# RECORDED DATA:
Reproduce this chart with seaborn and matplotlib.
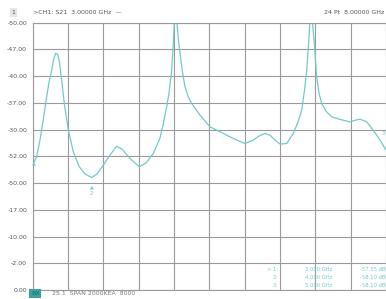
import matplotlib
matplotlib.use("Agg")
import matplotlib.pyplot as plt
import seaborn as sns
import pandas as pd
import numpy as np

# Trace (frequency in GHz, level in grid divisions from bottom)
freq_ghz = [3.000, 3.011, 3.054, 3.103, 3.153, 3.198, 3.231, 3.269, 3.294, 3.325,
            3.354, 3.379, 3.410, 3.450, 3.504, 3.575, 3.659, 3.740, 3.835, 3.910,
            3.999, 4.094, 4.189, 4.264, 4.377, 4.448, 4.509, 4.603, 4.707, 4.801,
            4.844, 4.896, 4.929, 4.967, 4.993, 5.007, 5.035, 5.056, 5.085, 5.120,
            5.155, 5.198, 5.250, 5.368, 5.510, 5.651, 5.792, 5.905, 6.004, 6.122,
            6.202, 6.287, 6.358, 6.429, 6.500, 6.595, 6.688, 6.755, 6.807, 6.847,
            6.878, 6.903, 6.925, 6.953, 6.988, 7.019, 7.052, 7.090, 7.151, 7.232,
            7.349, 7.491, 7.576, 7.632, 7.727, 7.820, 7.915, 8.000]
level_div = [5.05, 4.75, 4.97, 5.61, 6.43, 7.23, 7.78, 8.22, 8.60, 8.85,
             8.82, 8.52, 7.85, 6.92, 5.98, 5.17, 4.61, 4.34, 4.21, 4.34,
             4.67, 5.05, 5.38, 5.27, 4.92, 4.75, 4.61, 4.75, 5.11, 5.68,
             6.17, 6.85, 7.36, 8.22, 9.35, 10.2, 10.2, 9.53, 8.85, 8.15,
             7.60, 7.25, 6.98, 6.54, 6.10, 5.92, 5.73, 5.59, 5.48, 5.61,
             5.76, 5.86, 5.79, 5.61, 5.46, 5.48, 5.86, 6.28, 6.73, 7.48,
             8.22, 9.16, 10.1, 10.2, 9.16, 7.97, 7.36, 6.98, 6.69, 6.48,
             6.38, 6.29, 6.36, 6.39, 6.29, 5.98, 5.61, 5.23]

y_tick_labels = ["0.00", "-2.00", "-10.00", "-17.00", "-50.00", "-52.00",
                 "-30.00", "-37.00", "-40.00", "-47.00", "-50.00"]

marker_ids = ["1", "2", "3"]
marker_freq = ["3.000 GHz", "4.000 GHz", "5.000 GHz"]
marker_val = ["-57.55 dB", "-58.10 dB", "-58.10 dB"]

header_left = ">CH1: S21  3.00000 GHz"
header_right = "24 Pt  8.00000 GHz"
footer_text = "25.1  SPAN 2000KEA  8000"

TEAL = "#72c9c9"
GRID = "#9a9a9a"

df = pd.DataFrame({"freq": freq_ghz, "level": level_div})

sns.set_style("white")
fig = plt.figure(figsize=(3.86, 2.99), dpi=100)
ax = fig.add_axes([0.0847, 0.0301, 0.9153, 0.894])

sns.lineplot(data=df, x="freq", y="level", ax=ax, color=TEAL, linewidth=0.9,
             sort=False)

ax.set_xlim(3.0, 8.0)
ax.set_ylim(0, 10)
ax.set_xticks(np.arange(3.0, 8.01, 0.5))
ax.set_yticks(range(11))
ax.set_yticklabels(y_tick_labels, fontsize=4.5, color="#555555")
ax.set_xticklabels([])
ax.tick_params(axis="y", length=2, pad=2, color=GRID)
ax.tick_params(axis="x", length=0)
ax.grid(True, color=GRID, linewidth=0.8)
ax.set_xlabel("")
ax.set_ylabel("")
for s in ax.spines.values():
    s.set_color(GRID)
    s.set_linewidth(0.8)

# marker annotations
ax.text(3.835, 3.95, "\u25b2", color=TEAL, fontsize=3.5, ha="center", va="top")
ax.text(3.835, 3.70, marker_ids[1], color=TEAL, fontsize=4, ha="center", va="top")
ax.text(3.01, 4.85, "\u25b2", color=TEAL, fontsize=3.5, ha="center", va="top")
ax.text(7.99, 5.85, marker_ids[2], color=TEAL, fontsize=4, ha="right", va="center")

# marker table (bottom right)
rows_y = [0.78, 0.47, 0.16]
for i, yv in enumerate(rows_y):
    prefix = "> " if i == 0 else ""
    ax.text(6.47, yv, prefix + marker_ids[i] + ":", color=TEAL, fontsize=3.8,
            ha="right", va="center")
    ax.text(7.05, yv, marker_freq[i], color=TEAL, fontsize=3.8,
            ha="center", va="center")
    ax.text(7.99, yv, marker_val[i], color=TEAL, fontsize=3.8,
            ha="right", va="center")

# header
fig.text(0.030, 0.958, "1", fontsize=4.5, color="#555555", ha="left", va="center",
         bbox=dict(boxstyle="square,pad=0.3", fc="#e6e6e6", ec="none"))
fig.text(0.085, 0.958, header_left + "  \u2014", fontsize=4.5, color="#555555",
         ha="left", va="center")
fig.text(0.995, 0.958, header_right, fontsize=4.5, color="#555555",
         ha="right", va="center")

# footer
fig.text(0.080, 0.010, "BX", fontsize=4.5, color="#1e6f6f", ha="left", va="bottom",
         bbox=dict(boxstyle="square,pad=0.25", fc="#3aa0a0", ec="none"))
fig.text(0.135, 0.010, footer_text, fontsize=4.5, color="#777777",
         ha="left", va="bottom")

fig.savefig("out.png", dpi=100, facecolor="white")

# PROBLEM DETAILS:
Please extract exactly the lines of the data, from the first through the line containing "import numpy as np", and add no pictures to the copy.

# FINAL RESULT:
Reproduce this chart with seaborn and matplotlib.
import matplotlib
matplotlib.use("Agg")
import matplotlib.pyplot as plt
import seaborn as sns
import pandas as pd
import numpy as np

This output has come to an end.